+++ ENTRIES +++

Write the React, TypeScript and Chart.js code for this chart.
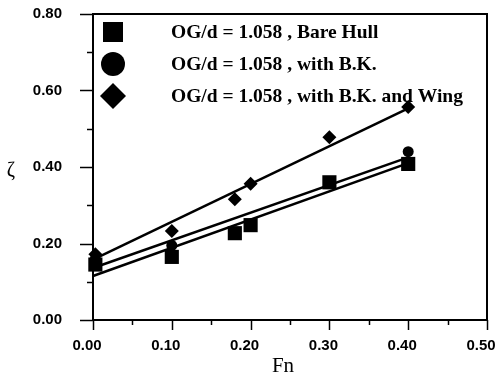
import React, { useEffect, useRef } from "react";
import { Chart, registerables } from "chart.js";

Chart.register(...registerables);

// Data
const seriesLabels = [
  "OG/d = 1.058 , Bare Hull",
  "OG/d = 1.058 , with B.K.",
  "OG/d = 1.058 , with B.K. and Wing",
];
const bareHullFn = [0.003, 0.1, 0.18, 0.2, 0.3, 0.4];
const bareHullZeta = [0.145, 0.165, 0.227, 0.248, 0.36, 0.408];
const bkFn = [0.003, 0.1, 0.4];
const bkZeta = [0.16, 0.195, 0.44];
const wingFn = [0.003, 0.1, 0.18, 0.2, 0.3, 0.4];
const wingZeta = [0.172, 0.233, 0.316, 0.356, 0.478, 0.557];
// linear fits (start/end at Fn = 0 and 0.4)
const fitFn = [0, 0.4];
const fitBare = [0.115, 0.41];
const fitBK = [0.136, 0.425];
const fitWing = [0.158, 0.553];
const xTicks = [0, 0.1, 0.2, 0.3, 0.4, 0.5];
const yTicks = [0, 0.2, 0.4, 0.6, 0.8];

const pts = (xs: number[], ys: number[]) => xs.map((x, i) => ({ x, y: ys[i] }));

const SERIF = "'Liberation Serif', 'Times New Roman', serif";
const SANS = "'Liberation Sans', Arial, sans-serif";

const decorPlugin = {
  id: "decor",
  afterDraw(chart: any) {
    const ctx = chart.ctx;
    const { left, right, top, bottom } = chart.chartArea;
    const xs = chart.scales.x;
    const ys = chart.scales.y;
    ctx.save();
    ctx.strokeStyle = "#000";
    ctx.fillStyle = "#000";
    ctx.lineWidth = 2;
    ctx.strokeRect(left, top, right - left, bottom - top);
    // y ticks
    ctx.lineWidth = 1.5;
    for (let i = 0; i <= 8; i++) {
      const v = i * 0.1;
      const py = Math.round(ys.getPixelForValue(v)) + 0.5;
      const len = i % 2 === 0 ? 13 : 6;
      ctx.beginPath();
      ctx.moveTo(left - len, py);
      ctx.lineTo(left, py);
      ctx.stroke();
    }
    // x ticks
    for (let i = 0; i <= 10; i++) {
      const v = i * 0.05;
      const px = Math.round(xs.getPixelForValue(v)) + 0.5;
      const len = i % 2 === 0 ? 10 : 5;
      ctx.beginPath();
      ctx.moveTo(px, bottom);
      ctx.lineTo(px, bottom + len);
      ctx.stroke();
    }
    // axis titles
    ctx.textAlign = "center";
    ctx.textBaseline = "middle";
    ctx.font = `20px ${SERIF}`;
    ctx.fillText("\u03b6", 11, (top + bottom) / 2 + 4);
    ctx.font = `21px ${SERIF}`;
    ctx.fillText("Fn", 283, 366);
    // legend
    const styles = ["rect", "circle", "rectRot"];
    const radii = [14, 12, 13];
    const cy = [32, 64, 96];
    const mx = 113;
    for (let i = 0; i < 3; i++) {
      ctx.beginPath();
      const r = radii[i];
      if (styles[i] === "rect") {
        ctx.fillRect(mx - 10, cy[i] - 10, 20, 20);
      } else if (styles[i] === "circle") {
        ctx.arc(mx, cy[i], r, 0, Math.PI * 2);
        ctx.fill();
      } else {
        ctx.moveTo(mx, cy[i] - r);
        ctx.lineTo(mx + r, cy[i]);
        ctx.lineTo(mx, cy[i] + r);
        ctx.lineTo(mx - r, cy[i]);
        ctx.closePath();
        ctx.fill();
      }
      ctx.font = `bold 19.5px ${SERIF}`;
      ctx.textAlign = "left";
      ctx.textBaseline = "alphabetic";
      ctx.fillText(seriesLabels[i], 171, cy[i] + 6);
    }
    ctx.restore();
  },
};

export default function App() {
  const ref = useRef<HTMLCanvasElement | null>(null);
  useEffect(() => {
    if (!ref.current) return;
    const chart = new Chart(ref.current, {
      type: "scatter",
      data: {
        datasets: [
          {
            label: "fitBare",
            data: pts(fitFn, fitBare),
            showLine: true,
            borderColor: "#000",
            borderWidth: 2.5,
            pointRadius: 0,
          },
          {
            label: "fitBK",
            data: pts(fitFn, fitBK),
            showLine: true,
            borderColor: "#000",
            borderWidth: 2.5,
            pointRadius: 0,
          },
          {
            label: "fitWing",
            data: pts(fitFn, fitWing),
            showLine: true,
            borderColor: "#000",
            borderWidth: 2.5,
            pointRadius: 0,
          },
          {
            label: seriesLabels[1],
            data: pts(bkFn, bkZeta),
            pointStyle: "circle",
            pointRadius: 5.5,
            backgroundColor: "#000",
            borderColor: "#000",
            borderWidth: 0,
          },
          {
            label: seriesLabels[0],
            data: pts(bareHullFn, bareHullZeta),
            pointStyle: "rect",
            pointRadius: 10,
            backgroundColor: "#000",
            borderColor: "#000",
            borderWidth: 0,
          },
          {
            label: seriesLabels[2],
            data: pts(wingFn, wingZeta),
            pointStyle: "rectRot",
            pointRadius: 7,
            backgroundColor: "#000",
            borderColor: "#000",
            borderWidth: 0,
          },
        ] as any,
      },
      options: {
        animation: false,
        responsive: false,
        clip: false as any,
        layout: { padding: { left: 0, top: 14, right: 11, bottom: 0 } },
        plugins: { legend: { display: false }, tooltip: { enabled: false } },
        scales: {
          x: {
            type: "linear",
            min: 0,
            max: 0.5,
            afterFit: (s: any) => {
              s.height = 58;
              s.paddingLeft = 0;
              s.paddingRight = 0;
            },
            afterBuildTicks: (s: any) => {
              s.ticks = xTicks.map((v) => ({ value: v }));
            },
            grid: { display: false, drawTicks: false, tickLength: 0 },
            border: { display: false },
            ticks: {
              padding: 17,
              labelOffset: -6,
              color: "#000",
              font: { family: SANS, size: 15, weight: "bold" },
              callback: (v: any) => Number(v).toFixed(2),
            },
          },
          y: {
            type: "linear",
            min: 0,
            max: 0.8,
            afterFit: (s: any) => {
              s.width = 93;
              s.paddingTop = 0;
              s.paddingBottom = 0;
            },
            afterBuildTicks: (s: any) => {
              s.ticks = yTicks.map((v) => ({ value: v }));
            },
            grid: { display: false, drawTicks: false, tickLength: 0 },
            border: { display: false },
            ticks: {
              padding: 31,
              color: "#000",
              font: { family: SANS, size: 15, weight: "bold" },
              callback: (v: any) => Number(v).toFixed(2),
            },
          },
        },
      },
      plugins: [decorPlugin],
    });
    return () => chart.destroy();
  }, []);
  return (
    <div style={{ position: "fixed", left: 0, top: 0, width: 498, height: 378, background: "#fff" }}>
      <canvas ref={ref} width={498} height={378} />
    </div>
  );
}
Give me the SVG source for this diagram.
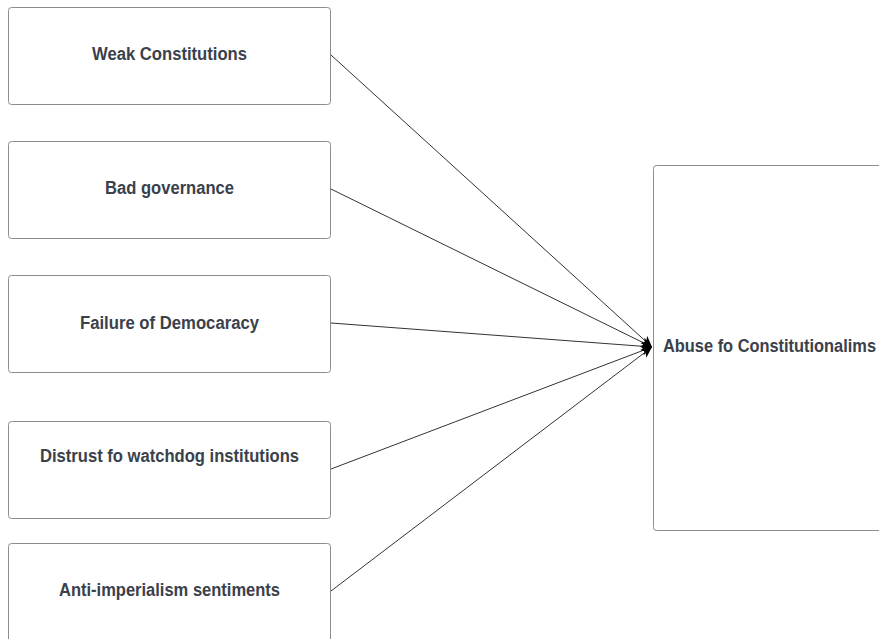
<svg xmlns="http://www.w3.org/2000/svg" width="879" height="639" viewBox="0 0 879 639">
<style>
.box{fill:#ffffff;stroke:#8a8d91;stroke-width:1}
.lbl{font-family:"Liberation Sans",Arial,sans-serif;font-weight:bold;font-size:18px;fill:#3a414b}
.edge{stroke:#333333;stroke-width:1;fill:none;marker-end:url(#ah)}
</style>
<defs>
<marker id="ah" viewBox="0 0 12 12" refX="11" refY="6" markerWidth="12" markerHeight="12" markerUnits="userSpaceOnUse" orient="auto">
<path d="M0,1 L11,6 L0,11 L3,6 Z" fill="#000000"/>
</marker>
</defs>
<rect width="879" height="639" fill="#ffffff"/>
<g id="connectors">
<line class="edge" x1="331" y1="55" x2="652" y2="347"/>
<line class="edge" x1="331" y1="189" x2="652" y2="347"/>
<line class="edge" x1="331" y1="323" x2="652" y2="347"/>
<line class="edge" x1="331" y1="469" x2="652" y2="347"/>
<line class="edge" x1="331" y1="591" x2="652" y2="347"/>
</g>
<g id="n1"><rect class="box" x="8.5" y="7.5" width="322" height="97" rx="3"/><text class="lbl" x="92" y="60" textLength="155" lengthAdjust="spacingAndGlyphs">Weak Constitutions</text></g>
<g id="n2"><rect class="box" x="8.5" y="141.5" width="322" height="97" rx="3"/><text class="lbl" x="105" y="194" textLength="129" lengthAdjust="spacingAndGlyphs">Bad governance</text></g>
<g id="n3"><rect class="box" x="8.5" y="275.5" width="322" height="97" rx="3"/><text class="lbl" x="80" y="329" textLength="179" lengthAdjust="spacingAndGlyphs">Failure of Democaracy</text></g>
<g id="n4"><rect class="box" x="8.5" y="421.5" width="322" height="97" rx="3"/><text class="lbl" x="40" y="462" textLength="259" lengthAdjust="spacingAndGlyphs">Distrust fo watchdog institutions</text></g>
<g id="n5"><rect class="box" x="8.5" y="543.5" width="322" height="110" rx="3"/><text class="lbl" x="59" y="596" textLength="221" lengthAdjust="spacingAndGlyphs">Anti-imperialism sentiments</text></g>
<g id="n6"><rect class="box" x="653.5" y="165.5" width="240" height="365" rx="3"/><text class="lbl" x="663" y="352" textLength="213" lengthAdjust="spacingAndGlyphs">Abuse fo Constitutionalims</text></g>
</svg>
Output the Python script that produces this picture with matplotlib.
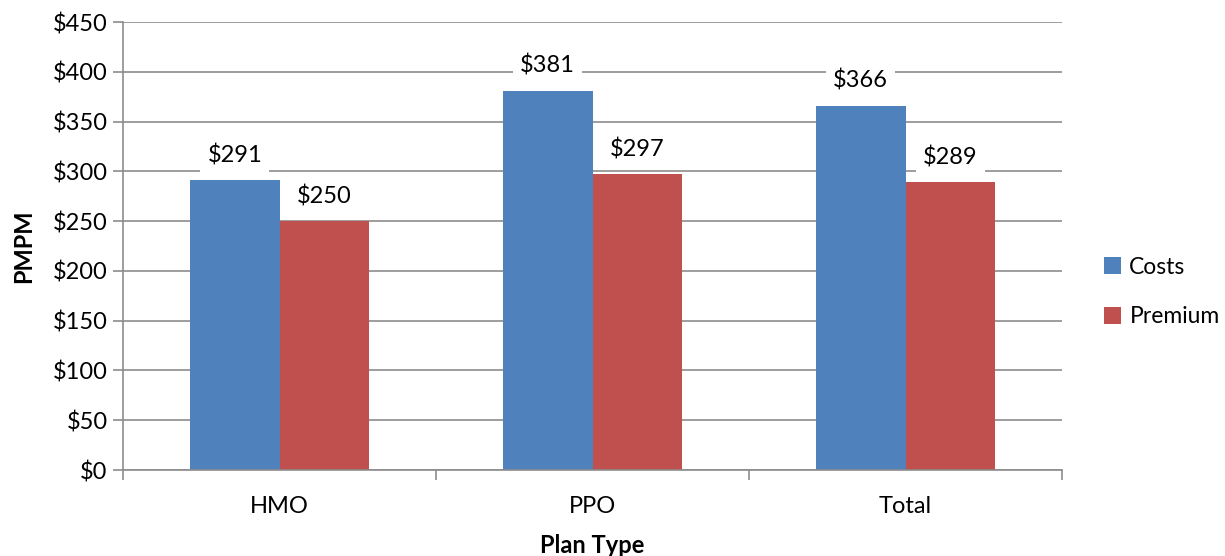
import matplotlib
matplotlib.use("Agg")
import matplotlib.pyplot as plt
import numpy as np
from matplotlib.patches import Patch

categories = ["HMO", "PPO", "Total"]
costs = [291, 381, 366]
premium = [250, 297, 289]
series_names = ["Costs", "Premium"]
y_ticks = [0, 50, 100, 150, 200, 250, 300, 350, 400, 450]

BLUE = "#4F81BD"
RED = "#C0504D"
GRID = "#8C8C8C"
FS = 17

plt.rcParams["font.family"] = ["Lato", "DejaVu Sans"]

fig = plt.figure(figsize=(12.25, 5.56), dpi=100)
ax = fig.add_axes([123 / 1225, (556 - 470) / 556, (1062 - 123) / 1225, (470 - 22) / 556])

x = np.arange(len(categories))
width = 1 / 3.5
b1 = ax.bar(x - width / 2, costs, width, color=BLUE, zorder=2)
b2 = ax.bar(x + width / 2, premium, width, color=RED, zorder=2)

for bars, vals in ((b1, costs), (b2, premium)):
    for rect, v in zip(bars, vals):
        ax.annotate(f"${v}", (rect.get_x() + rect.get_width() / 2, v),
                    xytext=(0, 10), textcoords="offset points",
                    ha="center", va="bottom", fontsize=FS, color="black",
                    bbox=dict(boxstyle="square,pad=0.3", fc="white", ec="none"),
                    zorder=3)

ax.set_xlim(-0.5, len(categories) - 0.5)
ax.set_ylim(0, 450)
ax.set_yticks(y_ticks)
ax.set_yticklabels([f"${t}" for t in y_ticks], fontsize=FS)
ax.set_xticks(x)
ax.set_xticklabels(categories, fontsize=FS)
ax.tick_params(axis="x", length=0, pad=19)
ax.set_xticks(np.arange(len(categories) + 1) - 0.5, minor=True)
ax.tick_params(axis="x", which="minor", length=7, color=GRID, width=1.2)
ax.tick_params(axis="y", length=7, color=GRID, width=1.2, pad=4)

ax.grid(axis="y", color=GRID, linewidth=1.2, zorder=0)
ax.set_axisbelow(True)
for side in ("top", "right"):
    ax.spines[side].set_visible(False)
for side in ("left", "bottom"):
    ax.spines[side].set_color(GRID)
    ax.spines[side].set_linewidth(1.2)

ax.set_ylabel("PMPM", fontsize=FS, fontweight="bold", labelpad=13)
ax.set_xlabel("Plan Type", fontsize=FS, fontweight="bold", labelpad=12)

handles = [Patch(facecolor=BLUE), Patch(facecolor=RED)]
fig.legend(handles, series_names, loc="center left",
           bbox_to_anchor=(1095 / 1225, (556 - 292) / 556),
           frameon=False, fontsize=16.5, handlelength=0.75, handleheight=0.75,
           handletextpad=0.35, labelspacing=1.25, borderaxespad=0)

fig.savefig("out.png", dpi=100, facecolor="white")
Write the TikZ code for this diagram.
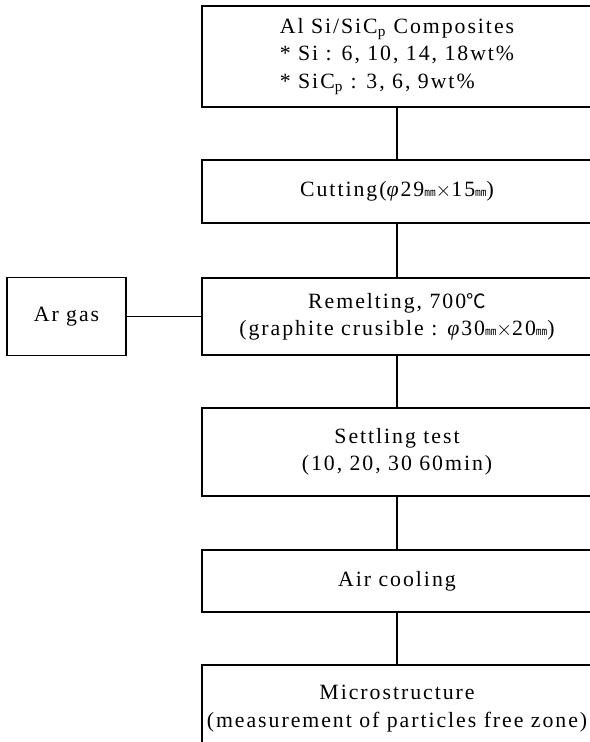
\documentclass[tikz,border=0pt]{standalone}
\usepackage{fontspec}
\setmainfont{Liberation Serif}[LetterSpace=9]
\newfontfamily\cjk{Noto Sans CJK KR}[Scale=0.9]
\newcommand{\mmunit}{{\cjk\fontsize{9}{9}\selectfont ㎜}}
\newcommand{\degc}{{\cjk ℃}}
\newcommand{\phid}{\textit{φ}}
\begin{document}
\begin{tikzpicture}[x=0.025cm,y=-0.025cm]
		\tikzset{stage/.style = {shape=rectangle,draw,line width=0.8pt,minimum width=9.75cm,inner sep=0pt,align=center,font=\fontsize{15.5}{19.5}\selectfont}}
		\tikzset{gasbox/.style = {stage,minimum width=2.975cm,minimum height=1.95cm}}
		\useasboundingbox (0,0) rectangle (590,742);
		\node[stage,minimum height=2.525cm,align=left] (comp) at (397,56.5) {Al Si/SiC\textsubscript{p} Composites\\ * Si : 6, 10, 14, 18wt\%\\ * SiC\textsubscript{p} : 3, 6, 9wt\%};
		\node[stage,minimum height=1.575cm] (cut) at (397,191.5) {Cutting(\phid29\mmunit$\times$15\mmunit)};
		\node[stage,minimum height=1.925cm] (remelt) at (397,316.5) {Remelting, 700\degc\\(graphite crusible : \phid30\mmunit$\times$20\mmunit)};
		\node[gasbox] (ar) at (66.5,316.5) {Ar gas};
		\node[stage,minimum height=2.2cm] (settle) at (397,452) {Settling test\\(10, 20, 30 60min)};
		\node[stage,minimum height=1.55cm] (cool) at (397,581) {Air cooling};
		\node[stage,minimum height=2.175cm] (micro) at (397,708.5) {Microstructure\\(measurement of particles free zone)};
		\path[draw,line width=0.8pt] (comp) edge (cut) (cut) edge (remelt) (remelt) edge (settle) (settle) edge (cool) (cool) edge (micro);
		\path[draw,line width=0.8pt] (ar) edge (remelt);
	\end{tikzpicture}
\end{document}
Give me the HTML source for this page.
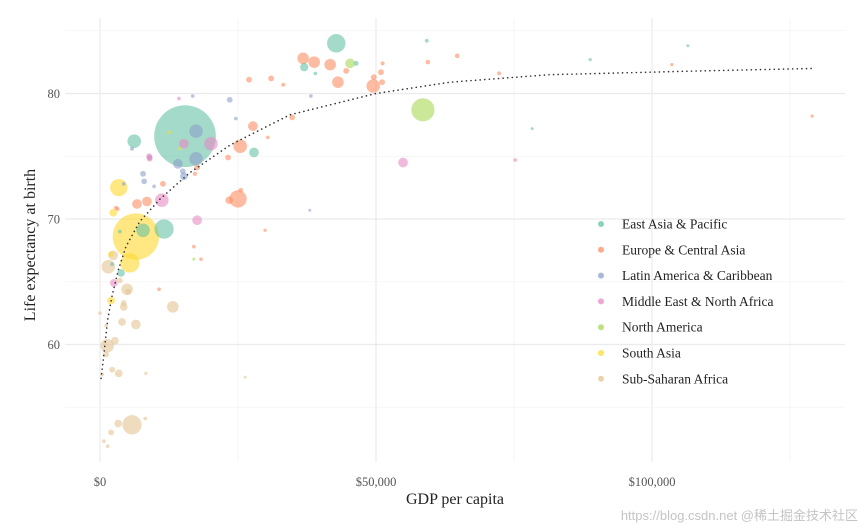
<!DOCTYPE html>
<html><head><meta charset="utf-8"><style>
html,body{margin:0;padding:0;background:#fff;}
svg{display:block;font-family:"Liberation Serif",serif;}
</style></head><body>
<svg id="chart" width="865" height="531"></svg>
<script>
const regions=["East Asia & Pacific","Europe & Central Asia","Latin America & Caribbean","Middle East & North Africa","North America","South Asia","Sub-Saharan Africa"];
const colors=["#66c2a5","#fc8d62","#8da0cb","#e78ac3","#a6d854","#ffd92f","#e5c494"];
const xTicks=[0,50,100];
const xTickLabels=["$0","$50,000","$100,000"];
const yTicks=[60,70,80];
// each: [gdp (thousand $), life expectancy, population (millions), region index]
const gdp=[15.4,42.8,37,39,46.4,59.2,88.8,106.5,78.3,6.2,11.6,7.8,27.9,3.6,3.8,2.2,17.4,
6.5,5.4,3.4,2.4,2.0,12.5,14.5,2.0,
58.5,45.3,17,
36.8,38.8,41.7,43.1,49.5,44.6,49.6,50.9,51.1,51.2,27,31,33.2,59.4,64.7,72.3,103.6,129,27.7,25.4,34.8,30.4,23.2,17.6,23.4,25,25.5,11.4,8.5,6.7,17.2,17,18.3,2.9,3.2,29.9,10.7,8.3,
17.4,5.8,9,7.8,16.8,23.5,24.6,14.1,15.2,38,38.2,4.3,8,9.8,15,
14.3,20.1,15.2,11.2,17.6,54.9,75.2,9,2.5,8.9,
5.8,3.3,2.0,0.7,1.4,1.3,2.7,1.1,1.5,2.4,4.9,4.3,4,6.5,13.2,3.4,2.2,0.4,3.6,4.3,5.1,0,1.1,8.2,26.3];
const life=[76.6,84.0,82.1,81.6,82.4,84.2,82.7,83.8,77.2,76.2,69.2,69.1,75.3,69.0,65.7,66.4,74.8,
68.6,66.5,72.5,70.5,63.5,76.9,75.6,67.2,
78.7,82.4,66.8,
82.8,82.5,82.3,80.9,80.6,81.8,81.3,81.7,80.9,82.4,81.1,81.2,80.7,82.5,83.0,81.6,82.3,78.2,77.4,75.8,78.1,76.5,74.9,74.1,71.5,71.6,72.3,72.8,71.4,71.2,73.6,67.8,66.8,70.9,70.8,69.1,64.4,57.7,
77.0,75.6,74.9,73.6,79.8,79.5,78.0,74.4,73.4,70.7,79.8,72.8,73.0,72.6,73.8,
79.6,76.0,76.0,71.5,69.9,74.5,74.7,74.8,64.9,75.0,
53.6,53.7,53.0,52.3,51.9,59.9,60.3,59.2,66.2,67.1,64.4,63.0,61.8,61.6,63.0,57.7,58.0,57.6,65.1,63.3,64.2,62.5,61.5,54.1,57.4];
const pop=[1417,127,26,5,9,5.5,4,3,2.5,68,138,68,35,5.5,22,5.5,68,
800,138,112,22,22,5,4,12.5,
200,35,3,
50,50,50,50,68,12.5,12.5,12.5,12.5,6,12.5,12.5,6,8,8,6,4,4,35,68,12.5,5,12.5,12.5,22,112,8,12.5,35,35,6,5,5,6,6,4,5,4,
68,6,12.5,12.5,5,12.5,5,35,22,3,5,5,12.5,5,12.5,
5,68,35,68,35,35,5,12.5,22,12.5,
138,22,12.5,5,5,68,22,12.5,68,35,50,22,22,35,50,22,12.5,5,12.5,12.5,12.5,5,5,5,3];
const region=[0,0,0,0,0,0,0,0,0,0,0,0,0,0,0,0,2,
5,5,5,5,5,5,5,5,
4,4,4,
1,1,1,1,1,1,1,1,1,1,1,1,1,1,1,1,1,1,1,1,1,1,1,1,1,1,1,1,1,1,1,1,1,1,1,1,1,6,
2,2,2,2,2,2,2,2,2,2,2,2,2,2,2,
3,3,3,3,3,3,3,3,3,3,
6,6,6,6,6,6,6,6,6,6,6,6,6,6,6,6,6,6,6,6,6,6,6,6,6];
const trendGdp=[0.2,0.7,1.4,2.2,3.3,4.7,7.2,10.9,16.3,23.6,34.4,50,63.4,81.5,108.7,129.5];
const trendLife=[57.3,59.2,62.0,63.9,65.9,67.8,69.8,71.6,73.7,75.9,78.3,80,80.9,81.5,81.8,82];

const NS="http://www.w3.org/2000/svg";
const svg=document.getElementById('chart');
const X=v=>100+v*5.52;
const Y=v=>93.5+(80-v)*12.55;
function mk(tag,attrs,parent){const e=document.createElementNS(NS,tag);for(const k in attrs)e.setAttribute(k,attrs[k]);(parent||svg).appendChild(e);return e;}
const grid=mk('g',{});


for(let v=0;v<=125;v+=25){const l=mk('line',{x1:X(v),x2:X(v),y1:18,y2:462,stroke:v%50===0?'#ebebeb':'#f3f3f3','stroke-width':v%50===0?1.2:0.8},grid);

}
for(let v=55;v<=85;v+=5){const l=mk('line',{x1:65,x2:845,y1:Y(v),y2:Y(v),stroke:v%10===0?'#ebebeb':'#f3f3f3','stroke-width':v%10===0?1.2:0.8},grid);

}
xTicks.forEach((v,i)=>{const t=mk('text',{x:X(v),y:486,'text-anchor':'middle','font-size':12.5,fill:'#555'});t.textContent=xTickLabels[i];

});
yTicks.forEach(v=>{const t=mk('text',{x:60,y:Y(v)+4.5,'text-anchor':'end','font-size':12.5,fill:'#555'});t.textContent=v;

});
const xt=mk('text',{x:455,y:504,'text-anchor':'middle','font-size':16,fill:'#222'});xt.textContent='GDP per capita';


const yt=mk('text',{x:0,y:0,'text-anchor':'middle','font-size':16,fill:'#222',transform:'translate(35,245) rotate(-90)'});yt.textContent='Life expectancy at birth';


const pts=mk('g',{});


const order=gdp.map((_,i)=>i).sort((a,b)=>pop[b]-pop[a]);
order.forEach(i=>{const c=mk('circle',{cx:X(gdp[i]),cy:Y(life[i]),r:Math.max(1.5,0.82*Math.sqrt(pop[i])),fill:colors[region[i]],'fill-opacity':0.6},pts);

});
const d=trendGdp.map((g,i)=>(i?'L':'M')+X(g)+','+Y(trendLife[i])).join(' ');
const tr=mk('path',{d:d,fill:'none',stroke:'#333','stroke-width':1.6,'stroke-dasharray':'0.1 4.5','stroke-linecap':'round'});


const lg=mk('g',{});


regions.forEach((r,i)=>{const yy=224+i*25.8;
const c=mk('circle',{cx:601,cy:yy,r:3,fill:colors[i],'fill-opacity':0.75},lg);


const t=mk('text',{x:622,y:yy+4.5,'font-size':13.5,fill:'#222'},lg);t.textContent=r;

});
const wm=mk('text',{x:858,y:520,'text-anchor':'end','font-size':13,fill:'#c4c4c4','font-family':'"Liberation Sans","Noto Sans CJK SC",sans-serif'});wm.textContent='https://blog.csdn.net @稀土掘金技术社区';


</script>
</body></html>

+++

### SHORT EXERCISE
Your task is to repeat the opening line of the entries above and each line after it, ending with the line that has "Chart.register(...registerables);". Do not include the pictures.

### SOLUTION FOR THIS PROBLEM
Write the React, TypeScript and Chart.js code for this chart.
import React, { useEffect, useRef } from "react";
import { Chart, registerables } from "chart.js";

Chart.register(...registerables);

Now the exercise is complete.